Chronicling centuries of soaring accomplishment....
The Golden Age of Jewish AchievementThe Compendium of a Culture, a People, and Their Stunning Performance
By Steven L. Pease
9.1"x6" (624 Pages)Publisher: Deucalion, 2009
The Golden Age of Jewish Achievement explores two questions. Are Jews disproportionately high achievers? And if they are, why?
The first is answered with 61 compelling exhibits, covering Nobel prizes to Rock 'n Roll Hall of Fame awards, Pulitzers to chess champions, philanthropy to Supreme Court justices and much more. None can study these facts and not be astonished by all that Jews have achieved and contributed over the last 200 years.
The more intriguing question may be "Why has this happened?" Through fascinating stories, such as "Lev Leviev and the Soviet Jews" and "The Jazz Singer," The Golden Age illustrates the life and circumstances of hundreds of remarkable Jews before concluding with the riveting "Why?"

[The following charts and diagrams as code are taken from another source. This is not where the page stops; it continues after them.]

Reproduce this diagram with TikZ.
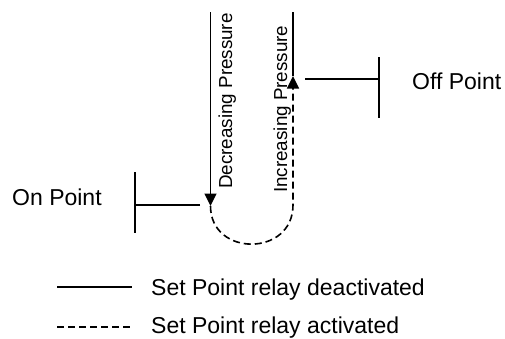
\documentclass[tikz,border=0pt]{standalone}
\usepackage{fontspec}
\setmainfont{Liberation Sans}
\usetikzlibrary{arrows.meta}
\begin{document}
\begin{tikzpicture}[x=1pt,y=-1pt,
  wire/.style={line width=1.6pt},
  relayon/.style={wire,dash pattern=on 7pt off 4pt},
  tip/.style={-{Triangle[length=12.5pt,width=12pt]}},
  label/.style={inner sep=0pt,anchor=base west,font=\fontsize{23}{27}\selectfont},
  sidelabel/.style={inner sep=0pt,anchor=base west,rotate=90,font=\fontsize{18.8}{22}\selectfont}]
\useasboundingbox (0,0) rectangle (505,338);

% pressure path
\coordinate (decTop) at (210.5,12);
\coordinate (onTip) at (210.5,206);
\coordinate (incTop) at (293,12);
\coordinate (offTip) at (293,76);
\coordinate (turnR) at (293,205);

\draw[wire,tip] (decTop) -- (onTip);
\draw[relayon,tip] (onTip) .. controls (210.5,257) and (293,257) .. (turnR) -- (offTip);
\draw[wire] (incTop) -- (offTip);

\node[sidelabel] (dec) at (232,189) {Decreasing Pressure};
\node[sidelabel] (inc) at (287,193) {Increasing Pressure};

% on point marker
\coordinate (onA) at (200,205);
\coordinate (onB) at (135,205);
\coordinate (onC) at (135,172);
\coordinate (onD) at (135,233);
\draw[wire] (onA) -- (onB);
\draw[wire] (onC) -- (onD);
\node[label] (onlab) at (12,205) {On Point};

% off point marker
\coordinate (offA) at (305,79);
\coordinate (offB) at (379,79);
\coordinate (offC) at (379,57);
\coordinate (offD) at (379,118);
\draw[wire] (offA) -- (offB);
\draw[wire] (offC) -- (offD);
\node[label] (offlab) at (412,89) {Off Point};

% legend
\coordinate (l1a) at (57,287);
\coordinate (l1b) at (132,287);
\coordinate (l2a) at (57,327);
\coordinate (l2b) at (132,327);
\draw[wire] (l1a) -- (l1b);
\draw[relayon] (l2a) -- (l2b);
\node[label] (leg1) at (151,295) {Set Point relay deactivated};
\node[label] (leg2) at (151,333) {Set Point relay activated};
\end{tikzpicture}
\end{document}
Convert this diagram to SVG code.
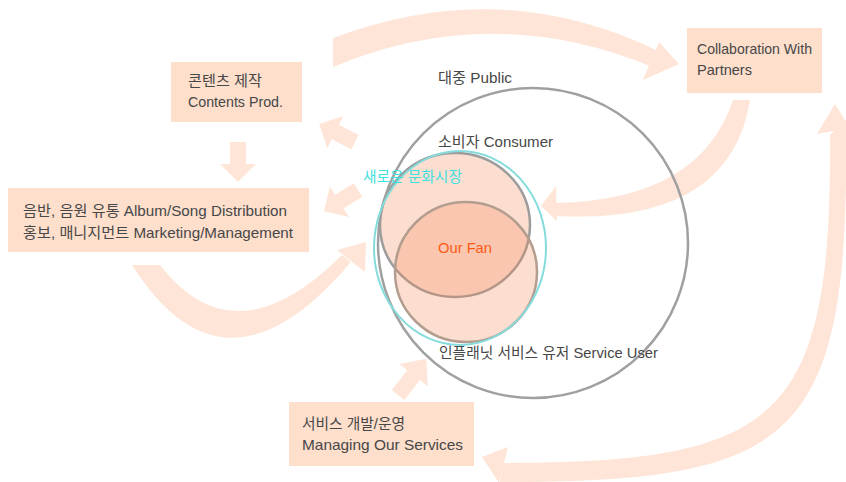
<svg xmlns="http://www.w3.org/2000/svg" xmlns:xlink="http://www.w3.org/1999/xlink" width="846" height="482" viewBox="0 0 846 482">
<defs>
<style>
.box{fill:#fddfcc}
.arr{fill:#fee5d7}
.t{font-family:"Liberation Sans","Noto Sans CJK KR",sans-serif;font-size:14.5px;fill:#474747}
.ring{fill:none;stroke:#a0a0a0;stroke-width:2.5}
.set{fill:#f5875a;fill-opacity:0.28;stroke-width:2.5}
</style>
<path id="sa" d="M0,-8 L22,-8 L22,-18 L40,0 L22,18 L22,8 L0,8 Z"/>
</defs>
<rect width="846" height="482" fill="#fff"/>
<g id="connectors" class="arr">
<path d="M333,38 Q500,-25 656,50 L650,66 Q490,1 333,67 Z"/>
<polygon points="679,64 659,42 643,80"/>
<path d="M750,100 Q730,225 556,216 L556,203 Q700,200 733,100 Z"/>
<polygon points="541,206 556,186 557,221"/>
<path d="M846,120 C850,440 800,482 500,482 L503,463 C780,463 832,420 830,135 Z"/>
<polygon points="835,104 817,134 850,128"/>
<polygon points="482,457 508,447 499,483"/>
<path d="M132,265 Q225,412 351,262 L342,255 Q235,362 160,265 Z"/>
<polygon points="366,242 337,250 365,272"/>
<use xlink:href="#sa" transform="translate(238,142) rotate(90)"/>
<use xlink:href="#sa" transform="translate(355,142) rotate(-153.4)"/>
<use xlink:href="#sa" transform="translate(358,190) rotate(148)"/>
<use xlink:href="#sa" transform="translate(398,395) rotate(-52) scale(1.15,1)"/>
</g>
<g id="public">
<circle class="ring" cx="533" cy="243" r="155"/>
<text class="t" x="438" y="83" textLength="74" lengthAdjust="spacingAndGlyphs">대중 Public</text>
</g>
<g id="consumer">
<ellipse class="set" cx="455" cy="225" rx="75" ry="72" stroke="#9c9c9c"/>
<text class="t" x="438" y="147" textLength="115" lengthAdjust="spacingAndGlyphs">소비자 Consumer</text>
</g>
<g id="service-user">
<ellipse class="set" cx="466" cy="272" rx="71" ry="70" stroke="#b39d8f"/>
<text class="t" x="439" y="358" textLength="219" lengthAdjust="spacingAndGlyphs">인플래닛 서비스 유저 Service User</text>
</g>
<g id="new-market">
<ellipse cx="460" cy="248" rx="86" ry="97" fill="none" stroke="#86dcdc" stroke-width="2"/>
<text class="t" x="363" y="182" textLength="99" lengthAdjust="spacingAndGlyphs" style="fill:#3fe0e0">새로운 문화시장</text>
</g>
<g id="our-fan">
<text class="t" x="438" y="253" textLength="54" lengthAdjust="spacingAndGlyphs" style="fill:#ff5a14">Our Fan</text>
</g>
<g id="contents">
<rect class="box" x="171" y="62" width="131" height="60"/>
<text class="t" x="188" y="86" textLength="74" lengthAdjust="spacingAndGlyphs">콘텐츠 제작</text>
<text class="t" x="188" y="107" textLength="95" lengthAdjust="spacingAndGlyphs">Contents Prod.</text>
</g>
<g id="distribution">
<rect class="box" x="8" y="188" width="301" height="64"/>
<text class="t" x="23" y="216" textLength="264" lengthAdjust="spacingAndGlyphs">음반, 음원 유통 Album/Song Distribution</text>
<text class="t" x="23" y="238" textLength="270" lengthAdjust="spacingAndGlyphs">홍보, 매니지먼트 Marketing/Management</text>
</g>
<g id="collaboration">
<rect class="box" x="687" y="28" width="135" height="65"/>
<text class="t" x="697" y="54" textLength="115" lengthAdjust="spacingAndGlyphs">Collaboration With</text>
<text class="t" x="697" y="75" textLength="55" lengthAdjust="spacingAndGlyphs">Partners</text>
</g>
<g id="services">
<rect class="box" x="289" y="402" width="185" height="64"/>
<text class="t" x="302" y="429" textLength="103" lengthAdjust="spacingAndGlyphs">서비스 개발/운영</text>
<text class="t" x="302" y="450" textLength="161" lengthAdjust="spacingAndGlyphs">Managing Our Services</text>
</g>
</svg>
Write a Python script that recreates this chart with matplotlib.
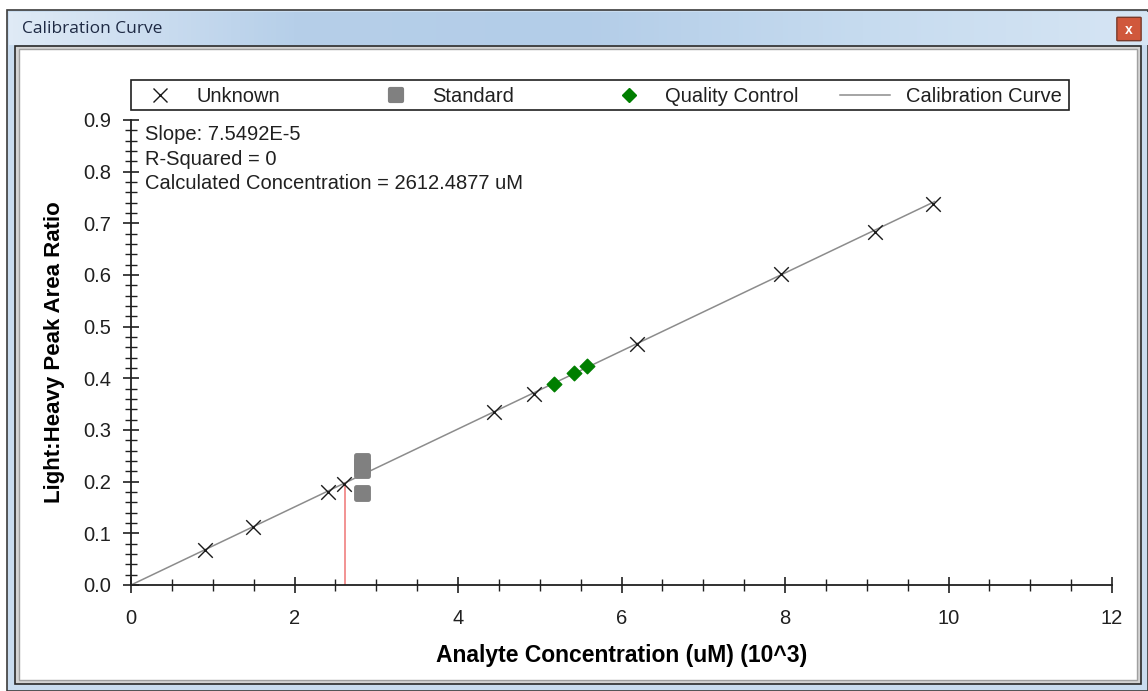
import matplotlib
matplotlib.use("Agg")
import matplotlib.pyplot as plt
import numpy as np
from matplotlib.patches import Rectangle, FancyBboxPatch
from matplotlib.lines import Line2D
from matplotlib.markers import MarkerStyle
from matplotlib.ticker import MultipleLocator
from matplotlib.colors import LinearSegmentedColormap

plt.rcParams['font.family'] = ['Liberation Sans', 'DejaVu Sans']

# ---- data (x in 10^3 uM) ----
unknown_x = [0.905, 1.49, 2.41, 2.61, 4.44, 4.93, 6.19, 7.95, 9.10, 9.81]
unknown_y = [0.068, 0.112, 0.180, 0.196, 0.334, 0.369, 0.466, 0.601, 0.684, 0.738]
standard_x = [2.83, 2.83, 2.83, 2.83]
standard_y = [0.240, 0.230, 0.222, 0.178]
qc_x = [5.17, 5.42, 5.58]
qc_y = [0.390, 0.410, 0.423]
slope = 0.075492          # per 10^3 uM (7.5492E-5 per uM)
curve_x = [0.0, 9.83]
calc_conc = 2.6124877     # 10^3 uM
x_ticks = [0, 2, 4, 6, 8, 10, 12]
y_ticks = [0.0, 0.1, 0.2, 0.3, 0.4, 0.5, 0.6, 0.7, 0.8, 0.9]
legend_labels = ["Unknown", "Standard", "Quality Control", "Calibration Curve"]
info_lines = ["Slope: 7.5492E-5", "R-Squared = 0", "Calculated Concentration = 2612.4877 uM"]

W, H = 1148, 691
fig = plt.figure(figsize=(W / 100, H / 100), dpi=100)

def fx(px):
    return px / W

def fy(py):
    return 1 - py / H

# ---- window chrome ----
fig.patches.append(Rectangle((0, 0), 1, 1, transform=fig.transFigure, color='white', zorder=-10))
fig.patches.append(Rectangle((fx(7), fy(691)), fx(1148 - 7), fy(10) - fy(691), transform=fig.transFigure,
                             facecolor='#c9dcef', edgecolor='#3c3c3c', lw=1.2, zorder=-9))
grad = np.linspace(0, 1, 256).reshape(1, -1)
tb = fig.add_axes([fx(9), fy(45), fx(1139), fy(12) - fy(45)], zorder=-8)
cm = LinearSegmentedColormap.from_list('tb', ['#dfeaf6', '#b6cfe9', '#b3cde8', '#c6dbef', '#d6e5f4'])
tb.imshow(grad, aspect='auto', cmap=cm, extent=[0, 1, 0, 1])
tb.set_axis_off()
fig.text(fx(22), fy(29), "Calibration Curve", fontsize=12.5, family=['Open Sans', 'DejaVu Sans'],
         color='#1e2a44', va='center', ha='left')
fig.patches.append(FancyBboxPatch((fx(1118), fy(40)), fx(22), fy(18) - fy(40),
                                  boxstyle='round,pad=0.001', transform=fig.transFigure,
                                  facecolor='#d0583c', edgecolor='#7a3a2a', lw=1, zorder=5))
fig.text(fx(1129), fy(29.5), "x", fontsize=10, fontweight='bold', color='white',
         ha='center', va='center', zorder=6)
fig.patches.append(Rectangle((fx(15), fy(684)), fx(1126), fy(46) - fy(684), transform=fig.transFigure,
                             facecolor='#d4d4d4', edgecolor='#2a2a2a', lw=1.2, zorder=-7))
fig.patches.append(Rectangle((fx(19), fy(680)), fx(1118), fy(49) - fy(680), transform=fig.transFigure,
                             facecolor='white', edgecolor='#a0a0a0', lw=1, zorder=-6))

# ---- chart ----
ax = fig.add_axes([fx(131), fy(585), fx(1112) - fx(131), fy(120) - fy(585)])
ax.set_facecolor('none')
ax.set_xlim(0, 12)
ax.set_ylim(0, 0.9)

rsq = MarkerStyle('s', joinstyle='round')

cx = np.array(curve_x)
ax.plot(cx, slope * cx, color='#8c8c8c', lw=1.1, zorder=2)
ax.plot([calc_conc, calc_conc], [0, slope * calc_conc], color='#f08080', lw=1.2, zorder=1)
ax.scatter(unknown_x, unknown_y, marker='x', s=110, color='#1a1a1a', linewidths=1.0, zorder=4)
ax.scatter(standard_x, standard_y, marker=rsq, s=80, color='#808080',
           edgecolors='#808080', linewidths=3.5, zorder=3)
ax.scatter(qc_x, qc_y, marker='D', s=55, color='#007f00', zorder=5)

for side in ['top', 'right']:
    ax.spines[side].set_visible(False)
for side in ['left', 'bottom']:
    ax.spines[side].set_color('#202020')
    ax.spines[side].set_linewidth(1.3)

ax.set_xticks(x_ticks)
ax.set_xticklabels([str(v) for v in x_ticks])
ax.set_yticks(y_ticks)
ax.set_yticklabels([f"{v:.1f}" for v in y_ticks])
ax.xaxis.set_minor_locator(MultipleLocator(0.5))
ax.yaxis.set_minor_locator(MultipleLocator(0.02))
ax.tick_params(axis='both', which='major', direction='inout', length=12, width=1.2,
               labelsize=14.5, colors='#202020')
ax.tick_params(axis='both', which='minor', direction='inout', length=8, width=1.0, colors='#202020')
ax.tick_params(axis='x', which='major', pad=11)
ax.tick_params(axis='y', which='major', pad=8)

ax.set_xlabel("Analyte Concentration (uM) (10^3)", fontsize=16.5, fontweight='bold', labelpad=12)
ax.set_ylabel("Light:Heavy Peak Area Ratio", fontsize=16, fontweight='bold', labelpad=13)

for i, t in enumerate(info_lines):
    fig.text(fx(145), fy(135 + i * 24.5), t, fontsize=14.5, color='#202020', va='center', ha='left')

# legend: framed box with four evenly spaced entries
fig.patches.append(Rectangle((fx(131), fy(110)), fx(1069) - fx(131), fy(80) - fy(110),
                             transform=fig.transFigure, facecolor='white', edgecolor='#202020',
                             lw=1.2, zorder=1))
handles = [
    Line2D([], [], marker='x', ls='none', color='#1a1a1a', markersize=10, mew=1.0),
    Line2D([], [], marker=rsq, ls='none', color='#808080', markersize=8, mew=3,
           markeredgecolor='#808080'),
    Line2D([], [], marker='D', ls='none', color='#007f00', markersize=7),
    Line2D([], [], color='#8c8c8c', lw=1.1),
]
entry_px = [140, 376, 609, 840]
for h, lab, px in zip(handles, legend_labels, entry_px):
    lg = fig.legend([h], [lab], loc='center left', bbox_to_anchor=(fx(px), fy(97)),
                    frameon=False, fontsize=14.5, borderaxespad=0, borderpad=0,
                    handlelength=2.0 if lab != "Calibration Curve" else 2.5,
                    handletextpad=0.8, labelcolor='#202020')
    lg.set_zorder(2)

fig.savefig("out.png", dpi=100)
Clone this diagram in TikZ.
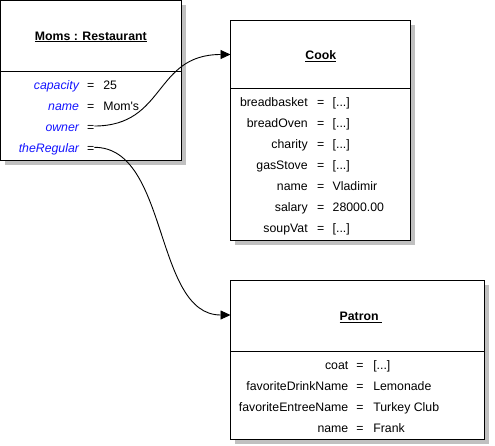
\documentclass[tikz,border=0pt]{standalone}
\usepackage{fontspec}
\setmainfont{Liberation Sans}
\usetikzlibrary{arrows.meta,calc}
\definecolor{shadowgray}{RGB}{192,192,192}
\definecolor{attrblue}{RGB}{20,20,255}
\begin{document}
\begin{tikzpicture}[x=1pt,y=-1pt,
  comp/.style={draw=black,line width=1pt,fill=white,rectangle,inner sep=0pt,outer sep=0pt,anchor=north west},
  txt/.style={inner sep=0pt,outer sep=0pt,text height=8.6pt,text depth=0pt,font=\fontsize{12.3}{14}\selectfont},
  lbl/.style={txt,anchor=east},
  blbl/.style={txt,anchor=east,text=attrblue,font=\fontsize{12.3}{14}\selectfont\itshape},
  eq/.style={txt,anchor=center},
  val/.style={txt,anchor=west},
  ttl/.style={txt,font=\fontsize{12.3}{14}\selectfont\bfseries},
  conn/.style={draw=black,line width=0.9pt,-{Triangle[length=10pt,width=9pt]}},
  shadow/.style={fill=shadowgray,draw=none}
]
\useasboundingbox (0,0) rectangle (495,445);
% shadows
\fill[shadow] (4.5,4.5) rectangle (185.5,164.5);
\fill[shadow] (234.5,24.5) rectangle (414.5,244.5);
\fill[shadow] (234.5,284.5) rectangle (488.5,443.5);
% Moms : Restaurant
\node[comp,minimum width=181pt,minimum height=71pt] (mt) at (0.5,0.5) {};
\node[comp,minimum width=181pt,minimum height=89pt] (ma) at (0.5,71.5) {};
\node[ttl] (mtt) at (90.8,35.7) {\underline{Moms : Restaurant}};
\node[blbl] (mcapl) at (79,85) {capacity};
\node[eq] (mcape) at (90.7,85) {=};
\node[val] (mcapv) at (103.3,85) {25};
\node[blbl] (mnamel) at (79,106) {name};
\node[eq] (mnamee) at (90.7,106) {=};
\node[val] (mnamev) at (103.3,106) {Mom\textquotesingle s};
\node[blbl] (mownl) at (79,127) {owner};
\node[eq] (mowne) at (90.7,127) {=};
\node[blbl] (mregl) at (79,148) {theRegular};
\node[eq] (mrege) at (90.7,148) {=};
% Cook
\node[comp,minimum width=180pt,minimum height=68pt] (ct) at (230.5,20.5) {};
\node[comp,minimum width=180pt,minimum height=152pt] (ca) at (230.5,88.5) {};
\node[ttl] (ctt) at (320.8,55) {\underline{Cook}};
\node[lbl] (c1l) at (307.7,102.4) {breadbasket};
\node[eq] (c1e) at (320.8,102.4) {=};
\node[val] (c1v) at (332.7,102.4) {[...]};
\node[lbl] (c2l) at (307.7,123.4) {breadOven};
\node[eq] (c2e) at (320.8,123.4) {=};
\node[val] (c2v) at (332.7,123.4) {[...]};
\node[lbl] (c3l) at (307.7,144.4) {charity};
\node[eq] (c3e) at (320.8,144.4) {=};
\node[val] (c3v) at (332.7,144.4) {[...]};
\node[lbl] (c4l) at (307.7,165.4) {gasStove};
\node[eq] (c4e) at (320.8,165.4) {=};
\node[val] (c4v) at (332.7,165.4) {[...]};
\node[lbl] (c5l) at (307.7,186.4) {name};
\node[eq] (c5e) at (320.8,186.4) {=};
\node[val] (c5v) at (332.7,186.4) {Vladimir};
\node[lbl] (c6l) at (307.7,207.4) {salary};
\node[eq] (c6e) at (320.8,207.4) {=};
\node[val] (c6v) at (332.7,207.4) {28000.00};
\node[lbl] (c7l) at (307.7,228.4) {soupVat};
\node[eq] (c7e) at (320.8,228.4) {=};
\node[val] (c7v) at (332.7,228.4) {[...]};
% Patron
\node[comp,minimum width=254pt,minimum height=71pt] (pt) at (230.5,280.5) {};
\node[comp,minimum width=254pt,minimum height=88pt] (pa) at (230.5,351.5) {};
\node[ttl] (ptt) at (360.8,316) {\underline{Patron\ }};
\node[lbl] (p1l) at (348.3,365) {coat};
\node[eq] (p1e) at (360,365) {=};
\node[val] (p1v) at (373.3,365) {[...]};
\node[lbl] (p2l) at (348.3,386) {favoriteDrinkName};
\node[eq] (p2e) at (360,386) {=};
\node[val] (p2v) at (373.3,386) {Lemonade};
\node[lbl] (p3l) at (348.3,407) {favoriteEntreeName};
\node[eq] (p3e) at (360,407) {=};
\node[val] (p3v) at (373.3,407) {Turkey Club};
\node[lbl] (p4l) at (348.3,428) {name};
\node[eq] (p4e) at (360,428) {=};
\node[val] (p4v) at (373.3,428) {Frank};
% connectors
\draw[conn] ($(mowne.east)+(0,-1)$) .. controls +(72,0) and +(-77,0) .. (ct.west);
\draw[conn] ($(mrege.east)+(0,-0.7)$) .. controls +(75,0) and +(-77,0) .. ($(pt.west)+(0,-1)$);
\end{tikzpicture}
\end{document}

Timely, the book raises notions advanced by Malcolm Gladwell's Outliers, and recent debates over "Jewish genes," as well as Charles Murray's 2007 Commentary article in which he argues for natural selection. The Golden Age makes the case for the glory of a culture. It explains how the evolution of Judaism, coupled with a tortured 2,000 year history, has shaped a unique combination of cultural values which have made Jews into the world's most successful tribe of Outliers. For example, Jews were history's first tribe to mandate literacy for all their people. In making its case, the book challenges natural selection, second generation immigrant status, and other theories which have been advanced to explain the phenomenon.
Yet it is the timeless stories and thought provoking analysis that make The Golden Age of Jewish Achievement a compelling and much discussed read for the ages.